# DIRECTIONS
Beneath this line sits some data. Return only its lines from the one holding "Rebuild this chart" through the one holding "ax = fig.add_axes([112", inclusive, exactly, with the images removed.
====== RECORDS PROVIDED ======
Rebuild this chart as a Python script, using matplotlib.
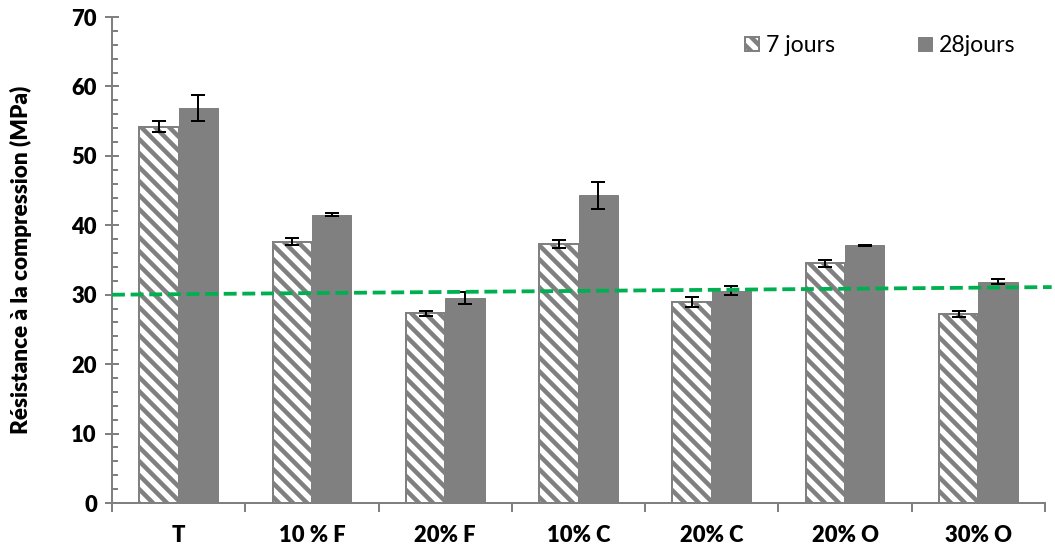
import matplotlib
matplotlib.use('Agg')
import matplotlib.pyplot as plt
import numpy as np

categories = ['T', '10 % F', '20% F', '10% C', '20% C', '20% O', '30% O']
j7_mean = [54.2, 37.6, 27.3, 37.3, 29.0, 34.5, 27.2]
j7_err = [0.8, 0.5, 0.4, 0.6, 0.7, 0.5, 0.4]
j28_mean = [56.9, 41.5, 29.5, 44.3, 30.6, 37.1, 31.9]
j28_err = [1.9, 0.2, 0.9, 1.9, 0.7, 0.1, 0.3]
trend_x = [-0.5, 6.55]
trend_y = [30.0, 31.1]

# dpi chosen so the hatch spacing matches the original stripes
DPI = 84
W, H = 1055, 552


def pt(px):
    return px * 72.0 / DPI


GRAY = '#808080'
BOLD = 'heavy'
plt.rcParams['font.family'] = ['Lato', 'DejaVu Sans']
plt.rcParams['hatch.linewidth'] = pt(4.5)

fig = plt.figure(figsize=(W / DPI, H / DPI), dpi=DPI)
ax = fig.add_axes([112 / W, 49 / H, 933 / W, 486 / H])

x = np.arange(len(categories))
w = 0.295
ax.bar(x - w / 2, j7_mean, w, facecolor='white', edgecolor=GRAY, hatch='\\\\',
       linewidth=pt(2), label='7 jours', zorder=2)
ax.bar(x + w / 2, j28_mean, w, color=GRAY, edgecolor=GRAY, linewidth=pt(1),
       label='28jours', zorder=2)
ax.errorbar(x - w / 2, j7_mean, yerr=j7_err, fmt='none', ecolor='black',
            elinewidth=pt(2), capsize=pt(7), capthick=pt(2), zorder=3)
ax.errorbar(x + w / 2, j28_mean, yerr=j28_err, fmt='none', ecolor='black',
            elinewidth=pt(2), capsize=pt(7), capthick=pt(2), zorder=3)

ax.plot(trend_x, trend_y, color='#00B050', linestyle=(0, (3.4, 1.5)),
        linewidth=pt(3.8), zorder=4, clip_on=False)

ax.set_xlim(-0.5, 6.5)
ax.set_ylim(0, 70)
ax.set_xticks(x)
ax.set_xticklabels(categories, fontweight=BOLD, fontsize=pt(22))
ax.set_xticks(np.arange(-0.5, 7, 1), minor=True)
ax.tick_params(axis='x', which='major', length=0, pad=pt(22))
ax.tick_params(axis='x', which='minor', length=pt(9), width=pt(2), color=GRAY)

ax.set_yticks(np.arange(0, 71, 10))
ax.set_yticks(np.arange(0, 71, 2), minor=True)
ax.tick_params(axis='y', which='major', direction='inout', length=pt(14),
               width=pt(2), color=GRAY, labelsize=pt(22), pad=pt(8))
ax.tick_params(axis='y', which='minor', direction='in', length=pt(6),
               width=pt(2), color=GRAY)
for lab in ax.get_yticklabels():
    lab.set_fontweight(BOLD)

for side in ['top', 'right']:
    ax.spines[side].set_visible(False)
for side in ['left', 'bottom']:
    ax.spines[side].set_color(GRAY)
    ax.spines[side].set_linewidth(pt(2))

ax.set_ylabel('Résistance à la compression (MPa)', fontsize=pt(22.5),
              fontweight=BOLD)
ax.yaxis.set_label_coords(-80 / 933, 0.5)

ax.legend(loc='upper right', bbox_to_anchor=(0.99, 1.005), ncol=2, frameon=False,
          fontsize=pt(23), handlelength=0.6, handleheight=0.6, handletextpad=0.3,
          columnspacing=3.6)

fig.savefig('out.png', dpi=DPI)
======
====== RECORDS PROVIDED ======
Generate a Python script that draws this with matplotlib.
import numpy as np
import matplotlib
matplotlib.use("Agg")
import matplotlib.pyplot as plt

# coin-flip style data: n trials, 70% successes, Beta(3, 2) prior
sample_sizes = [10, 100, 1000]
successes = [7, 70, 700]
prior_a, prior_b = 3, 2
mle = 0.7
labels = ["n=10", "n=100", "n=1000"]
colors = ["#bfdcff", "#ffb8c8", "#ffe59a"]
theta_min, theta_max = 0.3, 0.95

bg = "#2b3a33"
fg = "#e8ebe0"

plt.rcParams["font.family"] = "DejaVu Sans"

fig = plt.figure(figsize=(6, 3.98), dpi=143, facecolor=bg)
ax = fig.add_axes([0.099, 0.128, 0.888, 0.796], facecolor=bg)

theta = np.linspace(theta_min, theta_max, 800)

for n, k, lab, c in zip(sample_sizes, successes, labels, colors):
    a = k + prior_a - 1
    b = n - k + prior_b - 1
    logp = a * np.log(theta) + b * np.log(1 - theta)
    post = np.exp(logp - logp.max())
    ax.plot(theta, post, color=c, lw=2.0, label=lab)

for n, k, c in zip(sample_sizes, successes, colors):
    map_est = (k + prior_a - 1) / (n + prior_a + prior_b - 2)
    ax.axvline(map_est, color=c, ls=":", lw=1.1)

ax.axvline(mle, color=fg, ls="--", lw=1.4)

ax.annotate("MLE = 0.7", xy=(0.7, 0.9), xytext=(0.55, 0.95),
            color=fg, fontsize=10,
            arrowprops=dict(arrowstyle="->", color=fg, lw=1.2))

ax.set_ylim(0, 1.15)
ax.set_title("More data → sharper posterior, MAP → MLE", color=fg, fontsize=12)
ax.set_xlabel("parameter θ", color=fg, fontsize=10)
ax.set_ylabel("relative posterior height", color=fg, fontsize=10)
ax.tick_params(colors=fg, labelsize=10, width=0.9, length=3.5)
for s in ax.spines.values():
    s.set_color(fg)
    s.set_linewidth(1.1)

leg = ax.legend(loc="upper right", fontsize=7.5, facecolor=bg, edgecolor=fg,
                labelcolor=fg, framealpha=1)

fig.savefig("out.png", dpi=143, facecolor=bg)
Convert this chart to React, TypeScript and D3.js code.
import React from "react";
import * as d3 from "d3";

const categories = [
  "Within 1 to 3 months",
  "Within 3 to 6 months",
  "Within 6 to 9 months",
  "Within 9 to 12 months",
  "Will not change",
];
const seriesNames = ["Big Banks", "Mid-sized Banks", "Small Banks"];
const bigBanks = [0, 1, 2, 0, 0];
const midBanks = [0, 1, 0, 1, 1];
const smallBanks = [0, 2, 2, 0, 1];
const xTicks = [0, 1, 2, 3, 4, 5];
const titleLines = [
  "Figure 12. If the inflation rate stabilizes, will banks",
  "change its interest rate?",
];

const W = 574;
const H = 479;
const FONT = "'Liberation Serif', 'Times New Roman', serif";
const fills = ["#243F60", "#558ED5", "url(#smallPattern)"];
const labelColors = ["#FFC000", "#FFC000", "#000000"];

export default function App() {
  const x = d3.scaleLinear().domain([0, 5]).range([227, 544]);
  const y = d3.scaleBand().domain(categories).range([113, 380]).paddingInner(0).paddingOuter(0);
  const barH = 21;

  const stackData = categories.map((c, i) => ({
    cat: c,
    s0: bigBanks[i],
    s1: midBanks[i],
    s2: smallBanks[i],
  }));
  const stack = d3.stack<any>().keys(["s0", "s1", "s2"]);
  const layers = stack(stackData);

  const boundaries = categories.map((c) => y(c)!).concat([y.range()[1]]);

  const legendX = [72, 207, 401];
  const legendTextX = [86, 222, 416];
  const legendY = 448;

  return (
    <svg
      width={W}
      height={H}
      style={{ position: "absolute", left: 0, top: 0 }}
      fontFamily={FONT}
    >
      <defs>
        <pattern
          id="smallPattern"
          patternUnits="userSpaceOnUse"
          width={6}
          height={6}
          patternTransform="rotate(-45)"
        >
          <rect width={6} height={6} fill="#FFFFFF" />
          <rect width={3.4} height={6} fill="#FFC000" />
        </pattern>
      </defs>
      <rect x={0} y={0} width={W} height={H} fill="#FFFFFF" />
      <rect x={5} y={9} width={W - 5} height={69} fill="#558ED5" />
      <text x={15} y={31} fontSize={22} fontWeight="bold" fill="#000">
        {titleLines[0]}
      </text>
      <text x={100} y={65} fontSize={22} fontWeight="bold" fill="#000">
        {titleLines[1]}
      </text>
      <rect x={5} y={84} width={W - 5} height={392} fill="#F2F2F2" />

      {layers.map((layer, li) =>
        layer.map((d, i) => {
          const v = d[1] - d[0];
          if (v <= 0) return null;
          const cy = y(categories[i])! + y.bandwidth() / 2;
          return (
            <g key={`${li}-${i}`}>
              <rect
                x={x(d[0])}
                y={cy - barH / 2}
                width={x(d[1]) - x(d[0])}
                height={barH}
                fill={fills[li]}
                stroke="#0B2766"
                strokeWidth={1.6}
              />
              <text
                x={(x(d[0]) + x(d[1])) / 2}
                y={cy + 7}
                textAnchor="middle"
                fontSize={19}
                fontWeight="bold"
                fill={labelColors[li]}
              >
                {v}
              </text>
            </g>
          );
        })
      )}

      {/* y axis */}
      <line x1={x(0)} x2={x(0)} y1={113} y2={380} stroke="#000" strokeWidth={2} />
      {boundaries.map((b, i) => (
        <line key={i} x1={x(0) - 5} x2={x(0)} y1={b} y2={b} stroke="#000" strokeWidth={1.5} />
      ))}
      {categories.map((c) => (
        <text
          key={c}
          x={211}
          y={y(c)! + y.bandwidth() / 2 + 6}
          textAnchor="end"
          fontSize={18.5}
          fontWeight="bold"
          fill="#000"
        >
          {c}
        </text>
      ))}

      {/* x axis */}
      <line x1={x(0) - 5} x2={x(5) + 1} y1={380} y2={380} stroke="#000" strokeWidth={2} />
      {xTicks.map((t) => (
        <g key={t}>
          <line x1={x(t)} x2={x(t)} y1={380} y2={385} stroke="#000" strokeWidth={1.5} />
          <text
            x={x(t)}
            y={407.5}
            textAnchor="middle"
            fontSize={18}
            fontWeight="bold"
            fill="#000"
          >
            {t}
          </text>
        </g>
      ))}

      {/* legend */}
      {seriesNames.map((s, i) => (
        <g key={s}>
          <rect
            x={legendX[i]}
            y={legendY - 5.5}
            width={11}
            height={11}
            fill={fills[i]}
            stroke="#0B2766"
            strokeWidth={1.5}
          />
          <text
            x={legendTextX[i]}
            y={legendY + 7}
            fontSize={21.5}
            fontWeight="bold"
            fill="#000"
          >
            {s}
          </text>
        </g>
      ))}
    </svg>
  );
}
======
# PROBLEM SOLUTION
Rebuild this chart as a Python script, using matplotlib.
import matplotlib
matplotlib.use('Agg')
import matplotlib.pyplot as plt
import numpy as np

categories = ['T', '10 % F', '20% F', '10% C', '20% C', '20% O', '30% O']
j7_mean = [54.2, 37.6, 27.3, 37.3, 29.0, 34.5, 27.2]
j7_err = [0.8, 0.5, 0.4, 0.6, 0.7, 0.5, 0.4]
j28_mean = [56.9, 41.5, 29.5, 44.3, 30.6, 37.1, 31.9]
j28_err = [1.9, 0.2, 0.9, 1.9, 0.7, 0.1, 0.3]
trend_x = [-0.5, 6.55]
trend_y = [30.0, 31.1]

# dpi chosen so the hatch spacing matches the original stripes
DPI = 84
W, H = 1055, 552


def pt(px):
    return px * 72.0 / DPI


GRAY = '#808080'
BOLD = 'heavy'
plt.rcParams['font.family'] = ['Lato', 'DejaVu Sans']
plt.rcParams['hatch.linewidth'] = pt(4.5)

fig = plt.figure(figsize=(W / DPI, H / DPI), dpi=DPI)
ax = fig.add_axes([112 / W, 49 / H, 933 / W, 486 / H])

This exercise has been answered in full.